Cold Heat

False color image of the central galaxy in the Phoenix Cluster. Credit: ALMA (ESO/NAOJ/NRAO) H.Russell, et al.; NASA/ESA Hubble; NASA/CXC/MIT/M.McDonald et al.; B. Saxton (NRAO/AUI/NSF).

 

Dec 28, 2017

Black holes are said to heat galactic nuclei while at the same time cooling down their radiant emissions.

Over the last century, laboratory investigations established the fact that plasma is electrical in nature. The flow of electricity through plasmas form Birkeland filaments, double layers, and electric current instabilities. Each formation is capable of accelerating charged particles and emitting X-rays. In fact, they can accomplish that feat without million degree temperatures, just a strong electric field.

Stars are formed in electrical nurseries, rather than in the cold dust of interstellar space. Conventional theories require cold dust, since any increase in temperature causes dust clouds to dissipate, instead of condense. Astronomers recently announced that black holes create the dust needed for new stars to form. Observations by the Chandra X-ray Telescope revealed “jets” from the core of a distant galaxy creating “radio bubbles” in the plasma around it. According to astronomer Brian McNamara:

“This supermassive black hole is regulating the growth of the galaxy by blowing bubbles and heating the gases around it. Remarkably, it also is cooling enough gas to feed itself.”

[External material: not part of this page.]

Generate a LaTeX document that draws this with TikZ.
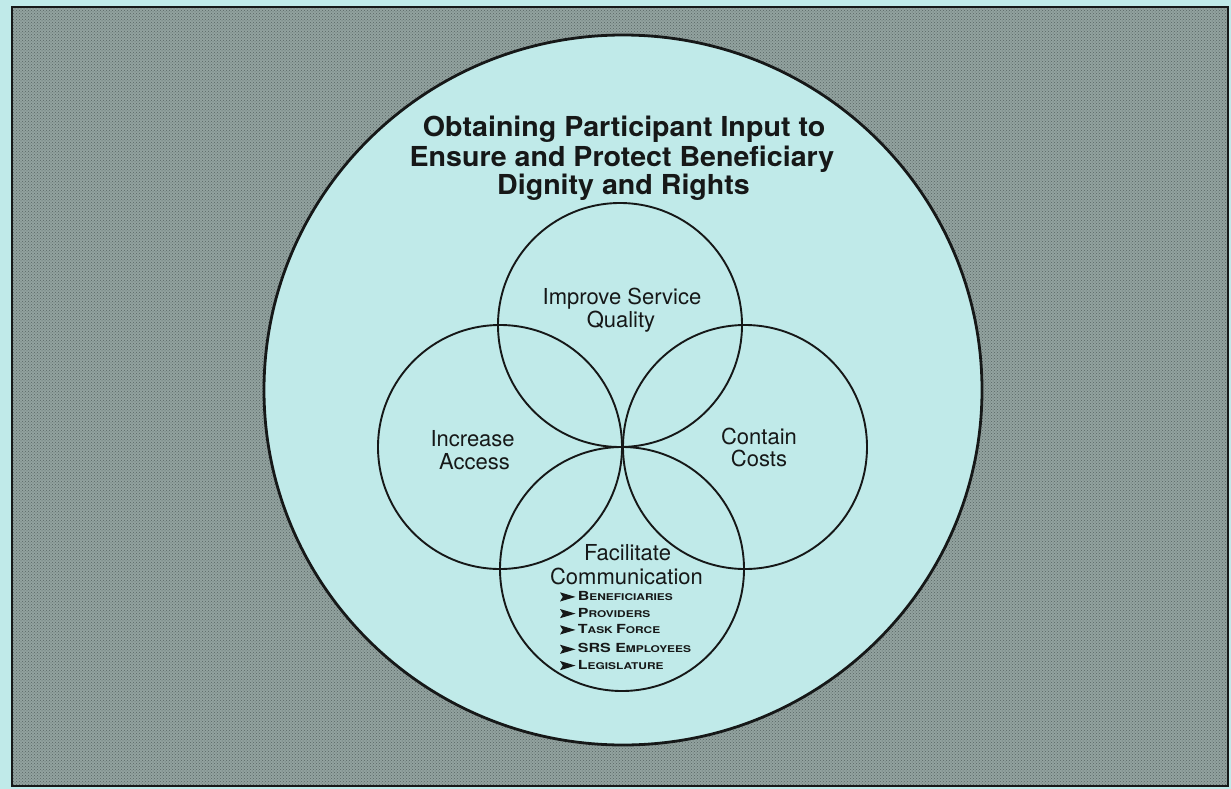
\documentclass[tikz,border=0pt]{standalone}
\usepackage{fontspec}
\usetikzlibrary{patterns}
\setmainfont{TeX Gyre Heros}
\newfontfamily\titlefont[FakeStretch=1.04]{TeX Gyre Heros}
\newfontfamily\listfont[FakeStretch=1.28]{TeX Gyre Heros}
\definecolor{paper}{RGB}{192,234,233}
\definecolor{mat}{RGB}{146,162,159}
\definecolor{matdark}{RGB}{88,102,100}
\definecolor{ink}{RGB}{22,24,24}
% fake small caps: large initial letters, smaller capitals for the rest
\newcommand{\upcap}[1]{{\fontsize{12.5}{17}\selectfont #1}}
\newcommand{\lowcap}[1]{{\fontsize{9.3}{17}\selectfont #1}}
\begin{document}
\begin{tikzpicture}[x=1pt,y=-1pt,
  ring/.style={draw=ink, line width=1.9pt, circle, minimum size=244pt, inner sep=0pt},
  titleline/.style={anchor=base, inner sep=0pt, text=ink,
    font=\titlefont\bfseries\fontsize{27.5}{30}\selectfont},
  label/.style={anchor=base, inner sep=0pt, text=ink, font=\fontsize{22}{23}\selectfont},
  listline/.style={anchor=base west, inner sep=0pt, text=ink, font=\listfont\bfseries},
  bullet/.style={fill=ink}]
\useasboundingbox (0,0) rectangle (1231,789);

% mount board with a pale margin and a halftone-like grain
\fill[paper] (0,0) rectangle (1231,789);
\fill[mat] (12,7) rectangle (1228,786);
\fill[pattern=crosshatch dots, pattern color=matdark] (12,7) rectangle (1228,786);
\draw[ink, line width=1.2pt] (12,7) rectangle (1228,786);

% large enclosing disc
\filldraw[fill=paper, draw=ink, line width=2.8pt] (623,390) ellipse [x radius=359pt, y radius=355pt];

% title
\node[titleline] (title1) at (624,137) {Obtaining Participant Input to};
\node[titleline] (title2) at (622,166) {Ensure and Protect Beneficiary};
\node[titleline] (title3) at (623.5,194.5) {Dignity and Rights};

% four touching circles
\node[ring] (quality) at (620,325) {};
\node[ring] (access)  at (500,447) {};
\node[ring] (costs)   at (745,447) {};
\node[ring] (comm)    at (622,569) {};

% circle labels
\node[label] (quality1) at (622,304)   {Improve Service};
\node[label] (quality2) at (621,327.3) {Quality};
\node[label] (access1)  at (472.6,446.7) {Increase};
\node[label] (access2)  at (474.5,469.3) {Access};
\node[label] (costs1)   at (759,444.3) {Contain};
\node[label] (costs2)   at (759,466.7) {Costs};
\node[label] (comm1)    at (627.5,560.7) {Facilitate};
\node[label] (comm2)    at (626.5,584.3) {Communication};

% audience list
\node[listline] (aud1) at (577.7,600.3) {\upcap{B}\lowcap{ENEFICIARIES}};
\node[listline] (aud2) at (577.7,617)   {\upcap{P}\lowcap{ROVIDERS}};
\node[listline] (aud3) at (577.7,633.3) {\upcap{T}\lowcap{ASK }\upcap{F}\lowcap{ORCE}};
\node[listline] (aud4) at (577.7,652.7) {\upcap{SRS E}\lowcap{MPLOYEES}};
\node[listline] (aud5) at (577.7,669)   {\upcap{L}\lowcap{EGISLATURE}};
\foreach \yb in {600.3,617,633.3,652.7,669}
  \fill[bullet] (560,\yb-8) -- (575.5,\yb-3.4) -- (560,\yb+1.2) -- (562.8,\yb-3.4) -- cycle;
\end{tikzpicture}
\end{document}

Those radio lobes are familiar to Electric Universe proponents, since similar formations were discovered around the Milky Way by the Fermi Gamma Ray Telescope. Twin lobes of gamma rays extend outward beyond the Milky Way’s central bulge in an hourglass shape; each structure measures approximately 65,000 light-years in diameter.

Rather than “bubbles” of radiation, the lobes are an unmistakable signature of Birkeland currents squeezing plasma and charged dust into z-pinch zones. The intense electromagnetic fields associated with Birkeland current filaments cause electrons to accelerate with velocities close to light speed. Those excited electrons emit synchrotron radiation, the principle source for radio emissions (and gamma rays) in space.

Almost every body in the Universe displays some kind of filamentation. For example, the jets from energetic galaxies resolve into braided filaments, while the spiral arms of some galaxies exhibit twisted strands of material extending from their cores. As the Chandra press release also states, “long filaments” extend up to 82,000 light-years from either side of the active galaxy’s nucleus, with “enough material to make about 10 billion suns”.

All those filaments are Birkeland currents, but they only represent the visible portion of an entire circuit. Every element in a galactic circuit radiates energy, and are powered by coupling to larger circuits. How big are those larger circuits is unknown, but since galaxies occur in strings, they must traverse millions of light-years.

Plasma cosmologists expect temperature discrepancies in galaxies, because laboratory plasma experiments indicate that they should exist. Hannes Alfvén, in the introduction to his book, “Cosmic Plasma”, points out examples of plasma behavior in his lab that astronomers are not aware of:

“The plasma exhibited striations, double layers, and an assortment of oscillations and instabilities. The electron temperature was often found to be one or two orders of magnitude larger than the gas temperature, with the ion temperature intermediate.”

Rather than fictional black holes with powerful energies that both heat up and cool down interstellar gas and dust, it is electricity in space, exhibiting its characteristic behavior, that provides the impetus for star formation.